Speaking yesterday in the Kenyan capital, Nairobi, at the start of a 10-day tour of the Great Lakes region, Mrs Ogata said the need for aid to refugees in Kosovo should not overshadow the requirements of victims of other conflicts.
"Kosovo as an emergency appeal is getting a quicker response because of its proximity to important aid agencies, the media and world powers. Some of the [African] programmes do not get money, especially dragged- on refugee situations that do not lead to solutions.
"The Europeans are very much interested in Kosovo refugees. Maybe they are less interested in Africa," she said.
According to UN figures, 15 times more money - $1.60 (pounds 1) - is spent each day on each refugee from Kosovo, than on each African in a similar situation (11 cents or 7 pence). The UNHCR devotes 50 per cent of its resources to African refugees.
Mrs Ogata's tour is to include Rwanda, Burundi and the Democratic Republic of Congo (DRC).
Tens of thousands of people have fled eastern Congo for Tanzania since rebels began a campaign 11 months ago against President Laurent Kabila.
Both Burundi and Rwanda have seen decades of political unrest which has forced hundreds of thousands of people to seek refuge abroad, mostly in Tanzania. Mrs Ogata's trip will also take her to a camp in Congo which is home to about 145,000 refugees from Angola's 24-year civil war.

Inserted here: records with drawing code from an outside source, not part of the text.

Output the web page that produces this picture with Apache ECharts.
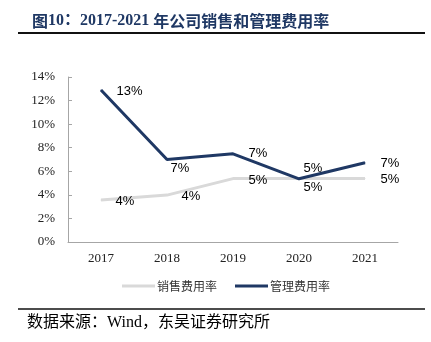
<!DOCTYPE html>
<html>
<head>
<meta charset="utf-8">
<script src="https://cdn.jsdelivr.net/npm/echarts@6/dist/echarts.min.js"></script>
<style>
html,body{margin:0;padding:0;background:#fff;}
#c{width:431px;height:342px;}
</style>
</head>
<body>
<div id="c"></div>
<script>
var categories = ['2017', '2018', '2019', '2020', '2021'];
var salesRate = [3.56, 3.98, 5.38, 5.38, 5.38];
var mgmtRate = [12.9, 7.0, 7.48, 5.36, 6.72];
var salesLabels = ['4%', '4%', '5%', '5%', '5%'];
var mgmtLabels = ['13%', '7%', '7%', '5%', '7%'];
var yTicks = [0, 2, 4, 6, 8, 10, 12, 14];
var salesOffsets = [[0, 1], [0, 1], [1, 2], [-10, 9], [1, 1]];
var mgmtOffsets = [[1, 1], [-11, 9], [1, 0], [-10, -10], [1, 1]];

function build(vals, labels, offs) {
  return vals.map(function (v, i) {
    return { value: v, label: { formatter: labels[i], offset: offs[i] } };
  });
}

var chart = echarts.init(document.getElementById('c'));
var labelStyle = { show: true, position: 'right', distance: 14, color: '#000', fontSize: 13, fontFamily: 'Liberation Sans, Arial, sans-serif' };
chart.setOption({
  animation: false,
  backgroundColor: '#fff',
  title: {
    text: '{a|图}{b|10：}{b|2017-2021 }{a|年公司销售和管理费用率}',
    left: 27, top: 8,
    textStyle: {
      rich: {
        a: { fontFamily: 'Noto Sans CJK SC', fontWeight: 'bold', fontSize: 16, color: '#1f3864' },
        b: { fontFamily: 'Liberation Serif, Noto Sans CJK SC', fontWeight: 'bold', fontSize: 16, color: '#1f3864' }
      }
    }
  },
  graphic: [
    { type: 'line', shape: { x1: 18, y1: 33, x2: 425, y2: 33 }, style: { stroke: '#111', lineWidth: 2 } },
    { type: 'line', shape: { x1: 18, y1: 309, x2: 425, y2: 309 }, style: { stroke: '#111', lineWidth: 1.5 } },
    { type: 'text', left: 27, top: 315, style: { text: '数据来源：Wind，东吴证券研究所', fontSize: 16, fontFamily: 'Liberation Serif, Noto Sans CJK SC', fill: '#000' } }
  ],
  grid: { left: 68, right: 33, top: 77, bottom: 100 },
  legend: {
    left: 117, top: 275,
    itemWidth: 33, itemHeight: 3, itemGap: 18,
    icon: 'rect',
    textStyle: { fontSize: 12, fontFamily: 'Noto Sans CJK SC', color: '#333', padding: [0, 0, 0, -3] },
    data: ['销售费用率', '管理费用率']
  },
  xAxis: {
    type: 'category',
    data: categories,
    boundaryGap: true,
    axisLine: { lineStyle: { color: '#a6a6a6', width: 1 } },
    axisTick: { inside: true, length: 4, lineStyle: { color: '#a6a6a6' } },
    axisLabel: { color: '#222', fontSize: 13, fontFamily: 'Liberation Serif, serif', margin: 10 }
  },
  yAxis: {
    type: 'value',
    min: yTicks[0], max: yTicks[yTicks.length - 1], interval: 2,
    axisLine: { show: true, lineStyle: { color: '#a6a6a6', width: 1 } },
    axisTick: { show: true, inside: true, length: 4, lineStyle: { color: '#a6a6a6' } },
    splitLine: { show: false },
    axisLabel: { color: '#222', fontSize: 13, fontFamily: 'Liberation Serif, serif', margin: 13, formatter: '{value}%' }
  },
  series: [
    {
      name: '销售费用率', type: 'line', data: build(salesRate, salesLabels, salesOffsets),
      symbol: 'circle', symbolSize: 1, showSymbol: true, lineStyle: { color: '#d9d9d9', width: 3 }, itemStyle: { color: '#d9d9d9' },
      label: labelStyle, z: 2
    },
    {
      name: '管理费用率', type: 'line', data: build(mgmtRate, mgmtLabels, mgmtOffsets),
      symbol: 'circle', symbolSize: 1, showSymbol: true, lineStyle: { color: '#1f3864', width: 3 }, itemStyle: { color: '#1f3864' },
      label: labelStyle, z: 3
    }
  ]
});
</script>
</body>
</html>
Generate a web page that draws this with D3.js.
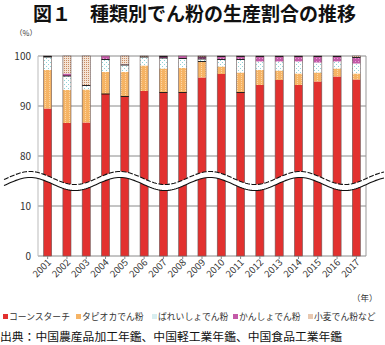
<!DOCTYPE html>
<html><head><meta charset="utf-8">
<script src="https://cdn.jsdelivr.net/npm/d3@7"></script>
<style>body{margin:0;background:#fff}svg{display:block}text{font-family:"Noto Sans CJK JP","Noto Sans",sans-serif}</style>
</head><body><svg id="c" width="385" height="345"></svg>
<script>
const years = ["2001","2002","2003","2004","2005","2006","2007","2008","2009","2010","2011","2012","2013","2014","2015","2016","2017"];
const seriesNames = ["コーンスターチ","タピオカでん粉","ばれいしょでん粉","かんしょでん粉","小麦でん粉など"];
const corn      = [89.5,86.6,86.7,92.4,91.9,93.0,92.7,92.7,95.7,96.4,92.7,94.2,95.2,94.2,94.9,95.9,95.3];
const tapioca   = [7.7, 6.6, 6.6, 4.4, 4.9, 5.1, 4.8, 4.9, 3.2, 1.5, 4.0, 3.0, 1.9, 2.3, 1.8, 1.6, 1.2];
const potato    = [2.6, 2.8, 0.8, 2.5, 1.4, 1.7, 2.1, 1.9, 0.5, 1.4, 2.6, 1.7, 1.8, 2.4, 2.0, 1.4, 2.0];
const sweetPot  = [0.1, 0.5, 0.1, 0.7, 0.1, 0.0, 0.3, 0.5, 0.4, 0.6, 0.6, 1.0, 1.0, 1.0, 1.2, 1.0, 1.2];
const wheat     = [0.1, 3.5, 5.8, 0.0, 1.7, 0.2, 0.1, 0.0, 0.2, 0.1, 0.1, 0.1, 0.1, 0.1, 0.1, 0.1, 0.3];
const yTicks = [0,10,80,90,100];

const svg = d3.select("#c");
const defs = svg.append("defs");
function dotPattern(id, bg, dot, size, r, dots){
  const p = defs.append("pattern").attr("id",id).attr("patternUnits","userSpaceOnUse").attr("width",size).attr("height",size);
  p.append("rect").attr("width",size).attr("height",size).attr("fill",bg);
  dots.forEach(d=>p.append("rect").attr("x",d[0]).attr("y",d[1]).attr("width",r).attr("height",r).attr("fill",dot));
}
dotPattern("pTap","#f6b465","#fcd7a6",4,1,[[1,0],[1,2]]);
dotPattern("pPot","#ffffff","#8fd3d6",4,1,[[0,0],[2,2]]);
dotPattern("pSwe","#c45aa8","#e7a3d6",3,1,[[1,1]]);
dotPattern("pWht","#f4e4d6","#c98a60",2,1,[[0,0]]);
const fills = ["#e2312f","url(#pTap)","url(#pPot)","url(#pSwe)","url(#pWht)"];
const legendFills = ["#e2312f","#f6b465","#d8eef0","#c45aa8","#e8c8b0"];

const pL=38, pR=366, pT=56, pB=256;
const x = d3.scaleBand().domain(years).range([pL,pR]).paddingInner(0.58).paddingOuter(0.29);
const y = d3.scaleLinear().domain([0,10,80,100]).range([pB,206,156,pT]);

// title
svg.append("text").attr("x",33).attr("y",21).attr("font-size",19).attr("font-weight","bold").attr("fill","#111")
  .text("図１　種類別でん粉の生産割合の推移");
svg.append("text").attr("x",15).attr("y",36).attr("font-size",7.5).attr("fill","#333").text("（%）");

// gridlines
svg.append("g").selectAll("line").data(yTicks).join("line")
  .attr("x1",pL).attr("x2",pR).attr("y1",d=>y(d)).attr("y2",d=>y(d))
  .attr("stroke","#8a8a8a").attr("stroke-width",1);
svg.append("g").selectAll("text").data(yTicks).join("text")
  .attr("x",31).attr("y",d=>y(d)+3.5).attr("text-anchor","end").attr("font-size",10).attr("fill","#333").text(d=>d);
svg.append("line").attr("x1",pL).attr("x2",pL).attr("y1",pT).attr("y2",pB).attr("stroke","#bbb");
svg.append("line").attr("x1",pR).attr("x2",pR).attr("y1",pT).attr("y2",pB).attr("stroke","#999");

// stacked bars
const rows = years.map((yr,i)=>({year:yr, v:[corn[i],tapioca[i],potato[i],sweetPot[i],wheat[i]]}));
const g = svg.append("g");
rows.forEach(r=>{
  let acc=0;
  r.v.forEach((v,k)=>{
    const y0=acc, y1=acc+v; acc=y1;
    if(v<=0) return;
    g.append("rect").attr("x",x(r.year)).attr("width",x.bandwidth())
      .attr("y",y(Math.min(y1,100))).attr("height",y(y0)-y(Math.min(y1,100))).attr("fill",fills[k]);
  });
  const t = Math.min(acc,100);
  g.append("rect").attr("x",x(r.year)).attr("width",x.bandwidth()).attr("y",y(t)).attr("height",y(0)-y(t))
    .attr("fill","none").attr("stroke","#6a5a5a").attr("stroke-width",0.6);
  // dark boundary lines between segments
  let a2=0;
  r.v.slice(0,4).forEach((v,k)=>{
    a2+=v;
    if((k>0 && r.v[k+1]>0 && r.v[k+1]<0.8) || (k===0 && r.v[1]>3.9 && r.v[1]<5)){
      g.append("line").attr("x1",x(r.year)).attr("x2",x(r.year)+x.bandwidth()).attr("y1",y(a2)).attr("y2",y(a2)).attr("stroke","#111").attr("stroke-width",0.9);
    }
  });
});

// x ticks
svg.append("g").selectAll("line").data(years).join("line")
  .attr("x1",d=>x(d)+x.bandwidth()/2).attr("x2",d=>x(d)+x.bandwidth()/2).attr("y1",pB).attr("y2",pB+3).attr("stroke","#888");
svg.append("g").selectAll("text").data(years).join("text")
  .attr("transform",d=>`translate(${x(d)+x.bandwidth()/2+4},${pB+7}) rotate(-45)`)
  .attr("text-anchor","end").attr("font-size",9.5).attr("fill","#333").text(d=>d);

// axis break
const mid = (y(10)+y(80))/2 - 3;
const wave = d3.range(0,386,2).map(px=>[px, mid - 6.5*Math.cos(2*Math.PI*(px-30)/90)]);
const band = wave.concat(wave.slice().reverse().map(p=>[p[0],p[1]+6]));
svg.append("path").attr("d",d3.line()(band)+"Z").attr("fill","#fff");
svg.append("path").attr("d",d3.line()(wave.filter(p=>p[0]>=3))).attr("fill","none").attr("stroke","#111").attr("stroke-width",1.1).attr("stroke-dasharray","5,1.5");
svg.append("path").attr("d",d3.line()(wave.filter(p=>p[0]>=3).map(p=>[p[0],p[1]+6]))).attr("fill","none").attr("stroke","#111").attr("stroke-width",1.1);

svg.append("text").attr("x",352).attr("y",301).attr("font-size",8.5).attr("fill","#333").text("（年）");

// legend
const legX = [3,76,152,233,308];
seriesNames.forEach((n,i)=>{
  svg.append("rect").attr("x",legX[i]).attr("y",314).attr("width",5).attr("height",5).attr("fill",legendFills[i]);
  svg.append("text").attr("x",legX[i]+6).attr("y",320).attr("font-size",8.8).attr("fill","#333").text(n);
});
svg.append("text").attr("x",0).attr("y",341).attr("font-size",11.8).attr("fill","#111").text("出典：中国農産品加工年鑑、中国軽工業年鑑、中国食品工業年鑑");
</script></body></html>
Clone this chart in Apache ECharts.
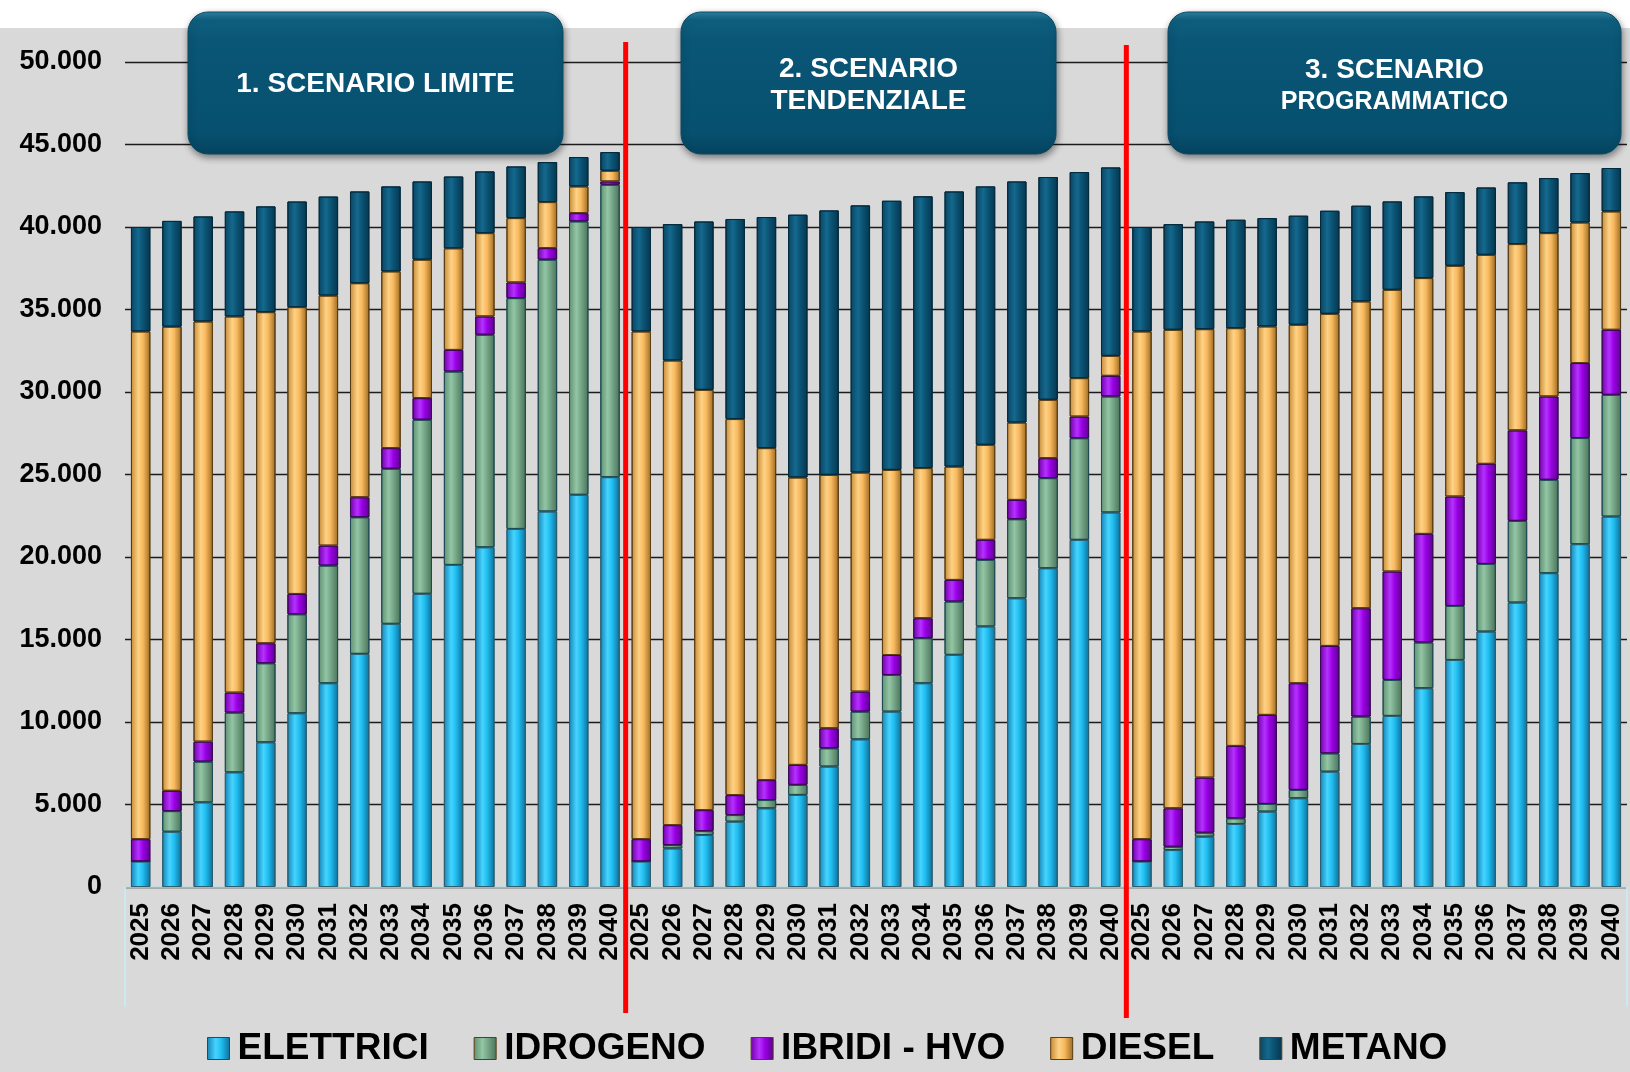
<!DOCTYPE html>
<html>
<head>
<meta charset="utf-8">
<title>Scenari parco veicoli</title>
<script src="https://cdn.jsdelivr.net/npm/echarts@6/dist/echarts.min.js"></script>
<style>
  html, body { margin: 0; padding: 0; background: #ffffff; }
  #chart { width: 1630px; height: 1072px; }
</style>
</head>
<body>
<div id="chart"></div>
<script>
// Years shown in every scenario block
const years = ['2025','2026','2027','2028','2029','2030','2031','2032',
               '2033','2034','2035','2036','2037','2038','2039','2040'];

const scenarioTitles = ['1. SCENARIO LIMITE', '2. SCENARIO', '3. SCENARIO'];
const scenarioSubtitles = ['', 'TENDENZIALE', 'PROGRAMMATICO'];

const seriesNames = ['ELETTRICI', 'IDROGENO', 'IBRIDI - HVO', 'DIESEL', 'METANO'];

// 1. Scenario limite
const elettriciLimite = [1550, 3350, 5130, 6950, 8770, 10530, 12350, 14130, 15950, 17770, 19520, 20590, 21700, 22760, 23770, 24840];
const idrogenoLimite  = [0, 1250, 2470, 3620, 4790, 6000, 7130, 8280, 9400, 10550, 11720, 12880, 13990, 15260, 16570, 17720];
const ibridiLimite    = [1350, 1230, 1210, 1210, 1210, 1230, 1210, 1210, 1250, 1310, 1310, 1110, 950, 700, 500, 200];
const dieselLimite    = [30770, 28130, 25465, 22800, 20070, 17385, 15155, 12975, 10710, 8390, 6160, 5050, 3900, 2790, 1620, 650];
const metanoLimite    = [6330, 6410, 6365, 6365, 6410, 6400, 6000, 5560, 5150, 4740, 4350, 3740, 3130, 2425, 1780, 1130];

// 2. Scenario tendenziale
const elettriciTendenziale = [1550, 2340, 3150, 3960, 4770, 5580, 7300, 8950, 10630, 12350, 14070, 15790, 17500, 19320, 21040, 22700];
const idrogenoTendenziale  = [0, 200, 240, 400, 500, 610, 1110, 1680, 2220, 2730, 3230, 4040, 4790, 5460, 6160, 7030];
const ibridiTendenziale    = [1350, 1210, 1270, 1210, 1210, 1210, 1210, 1210, 1210, 1210, 1310, 1210, 1170, 1210, 1310, 1250];
const dieselTendenziale    = [30770, 28160, 25470, 22790, 20120, 17420, 15360, 13280, 11220, 9100, 6870, 5760, 4690, 3540, 2330, 1210];
const metanoTendenziale    = [6330, 8265, 10205, 12125, 14005, 15925, 16025, 16190, 16310, 16470, 16675, 15660, 14610, 13500, 12490, 11420];

// 3. Scenario programmatico
const elettriciProgrammatico = [1550, 2240, 3050, 3820, 4570, 5380, 6990, 8670, 10370, 12050, 13760, 15480, 17240, 19020, 20780, 22450];
const idrogenoProgrammatico  = [0, 200, 240, 345, 465, 505, 1110, 1660, 2180, 2770, 3275, 4100, 4950, 5660, 6430, 7380];
const ibridiProgrammatico    = [1350, 2330, 3340, 4385, 5395, 6465, 6510, 6565, 6570, 6580, 6630, 6065, 5485, 5050, 4545, 3940];
const dieselProgrammatico    = [30770, 29000, 27180, 25320, 23545, 21725, 20130, 18595, 17075, 15505, 13985, 12670, 11290, 9900, 8520, 7175];
const metanoProgrammatico    = [6330, 6405, 6525, 6570, 6565, 6610, 6245, 5800, 5355, 4950, 4465, 4080, 3740, 3335, 2995, 2630];

// Value axis range
const yMin = 0, yMax = 50000, yStep = 5000;

// ---------------------------------------------------------------------------
const FONT = "'Liberation Sans', Arial, Helvetica, sans-serif";

// one category per scenario/year pair, label shows the year only
const categories = [];
scenarioTitles.forEach((t, s) => years.forEach(y => categories.push((s + 1) + '|' + y)));

const seriesValues = [
  elettriciLimite.concat(elettriciTendenziale, elettriciProgrammatico),
  idrogenoLimite.concat(idrogenoTendenziale, idrogenoProgrammatico),
  ibridiLimite.concat(ibridiTendenziale, ibridiProgrammatico),
  dieselLimite.concat(dieselTendenziale, dieselProgrammatico),
  metanoLimite.concat(metanoTendenziale, metanoProgrammatico)
];

// edge / highlight / body / dark edge for a rounded, tube-like bar
const palettes = [
  ['#1483b5', '#46d4ff', '#1fbdf0', '#0f6e98'],
  ['#5f8f72', '#93c6a4', '#76a688', '#4a7258'],
  ['#7000a8', '#b531ff', '#9a00e6', '#5c008c'],
  ['#c48a36', '#ffd285', '#f8b95e', '#9c6a22'],
  ['#0a4462', '#14698e', '#0b5373', '#06364f']
];
const borderColors = ['#2c5f70', '#1f4b55', '#3a0a55', '#5a3d12', '#042a3d'];

function tube(p) {
  return new echarts.graphic.LinearGradient(0, 0, 1, 0, [
    { offset: 0, color: p[0] },
    { offset: 0.38, color: p[1] },
    { offset: 0.62, color: p[2] },
    { offset: 1, color: p[3] }
  ]);
}

const series = seriesNames.map((name, i) => ({
  name: name,
  type: 'bar',
  stack: 'veicoli',
  barWidth: '62%',
  data: seriesValues[i],
  itemStyle: {
    color: tube(palettes[i]),
    borderColor: borderColors[i],
    borderWidth: 1
  },
  emphasis: { disabled: true }
}));

function itNumber(v) {
  return String(v).replace(/\B(?=(\d{3})+(?!\d))/g, '.');
}

const chart = echarts.init(document.getElementById('chart'), null, { renderer: 'canvas' });

const GRID = { left: 125, right: 3, top: 62, bottom: 185 };

chart.setOption({
  animation: false,
  backgroundColor: '#d9d9d9',
  textStyle: { fontFamily: FONT },
  grid: GRID,
  legend: {
    data: seriesNames,
    left: 202,
    top: 1025,
    icon: 'rect',
    itemWidth: 22,
    itemHeight: 22,
    itemGap: 45,
    itemStyle: { borderColor: '#5a3d12', borderWidth: 1 },
    textStyle: { fontFamily: FONT, fontSize: 37, fontWeight: 'bold', color: '#000', padding: [0, 0, 0, 3] }
  },
  xAxis: {
    type: 'category',
    data: categories,
    axisLine: { show: true, lineStyle: { color: '#c8eef7', width: 1.5 } },
    axisTick: { show: false },
    axisLabel: {
      interval: 0,
      rotate: 90,
      margin: 16,
      fontFamily: FONT,
      fontSize: 26,
      fontWeight: 'bold',
      color: '#000',
      formatter: v => v.split('|')[1]
    }
  },
  yAxis: {
    type: 'value',
    min: yMin,
    max: yMax,
    interval: yStep,
    axisLine: { show: false },
    axisTick: { show: false },
    splitLine: { lineStyle: { color: '#1c1c1c', width: 1.4 } },
    axisLabel: {
      margin: 23,
      fontFamily: FONT,
      fontSize: 27,
      fontWeight: 'bold',
      color: '#000',
      formatter: v => itNumber(v)
    }
  },
  series: series
});

// ---- decorations: top strip, scenario banners, separators, axis frame ----
const W = chart.getWidth();
const H = chart.getHeight();
const xAxisY = H - GRID.bottom;

function catX(i) { return chart.convertToPixel({ xAxisIndex: 0 }, i); }
const sep1 = (catX(15) + catX(16)) / 2;
const sep2 = (catX(31) + catX(32)) / 2;

function bannerFill() {
  return new echarts.graphic.LinearGradient(0, 0, 0, 1, [
    { offset: 0, color: '#2f86a6' },
    { offset: 0.06, color: '#0f5f80' },
    { offset: 0.2, color: '#0a5676' },
    { offset: 0.85, color: '#07506f' },
    { offset: 1, color: '#05445f' }
  ]);
}

const banners = [
  { x: 188, w: 375 },
  { x: 681, w: 375 },
  { x: 1168, w: 453 }
];
const bannerTop = 12, bannerH = 142;

const graphics = [
  { type: 'rect', z: 0, shape: { x: 0, y: 0, width: W, height: 28 }, style: { fill: '#ffffff' } },
  // category axis frame
  { type: 'line', z: 1, shape: { x1: GRID.left, y1: xAxisY, x2: GRID.left, y2: xAxisY + 120 }, style: { stroke: '#c8eef7', lineWidth: 1.5 } },
  { type: 'line', z: 1, shape: { x1: W - GRID.right, y1: xAxisY, x2: W - GRID.right, y2: xAxisY + 120 }, style: { stroke: '#c8eef7', lineWidth: 1.5 } },
  // scenario separators
  { type: 'line', z: 60, shape: { x1: sep1, y1: 42, x2: sep1, y2: 1013 }, style: { stroke: '#ff0000', lineWidth: 5 } },
  { type: 'line', z: 60, shape: { x1: sep2, y1: 45, x2: sep2, y2: 1018 }, style: { stroke: '#ff0000', lineWidth: 5 } }
];

banners.forEach((b, i) => {
  graphics.push({
    type: 'rect', z: 50,
    shape: { x: b.x, y: bannerTop, width: b.w, height: bannerH, r: 20 },
    style: {
      fill: bannerFill(),
      stroke: '#0c4a64', lineWidth: 1,
      shadowBlur: 7, shadowColor: 'rgba(0,0,0,0.45)', shadowOffsetX: 1, shadowOffsetY: 3
    }
  });
  const cx = b.x + b.w / 2, cy = bannerTop + bannerH / 2;
  if (!scenarioSubtitles[i]) {
    graphics.push({
      type: 'text', z: 51, x: cx, y: cy + 1,
      style: { text: scenarioTitles[i], fill: '#fff', font: 'bold 28px ' + FONT, align: 'center', verticalAlign: 'middle' }
    });
  } else {
    graphics.push({
      type: 'text', z: 51, x: cx, y: cy - 14 + (i === 2 ? 1 : 0),
      style: { text: scenarioTitles[i], fill: '#fff', font: 'bold 28px ' + FONT, align: 'center', verticalAlign: 'middle' }
    });
    graphics.push({
      type: 'text', z: 51, x: cx, y: cy + 18 + (i === 2 ? 1 : 0),
      style: { text: scenarioSubtitles[i], fill: '#fff', font: 'bold ' + (i === 2 ? 25 : 28) + 'px ' + FONT, align: 'center', verticalAlign: 'middle' }
    });
  }
});

chart.setOption({ graphic: { elements: graphics } });
</script>
</body>
</html>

Mrs Ogata said there were currently 700,000 refugees in the Great Lakes region but that the crisis was more than one of statistics.
"It is really not just a question of numbers but of the complexities, the impact on the whole stability of the region, the misery of the people," she said.
According to UN figures from the beginning of this year, Africa has 3.3 million refugees and 2.1 million people who are displaced within their own countries. The total represents about one-third of the world's 16.8 million refugees and displaced people.
Mrs Ogata's visit coincided with Africa Refugee Day on Sunday which marked the anniversary of the signing of the African Refugee Convention by African nations. Thirty years later, the number of African refugees continues to rise.
Calling the anniversary a "sad day for Africa", Kenya's independent Sunday Nation newspaper lambasted Africa's leaders for the ongoing refugee crises.
"African leaders must see in the 3.3 million African refugees evidence of their failure to reconcile the continent and rise to the call of the myriad of problems that bedevil it," the newspaper said in its lead editorial. "The time has come for Africa to stop being a manufacturer of wars and refugees."
The East African Standard, Kenya's second daily, added that the international community "has been fairly generous so far", but warned that African countries, after more than 30 years of independence from colonial rule, had to begin looking after their own affairs.
Congolese rebels arrived in the Zambian capital, Lusaka, yesterday ahead of a ceasefire summit on Saturday.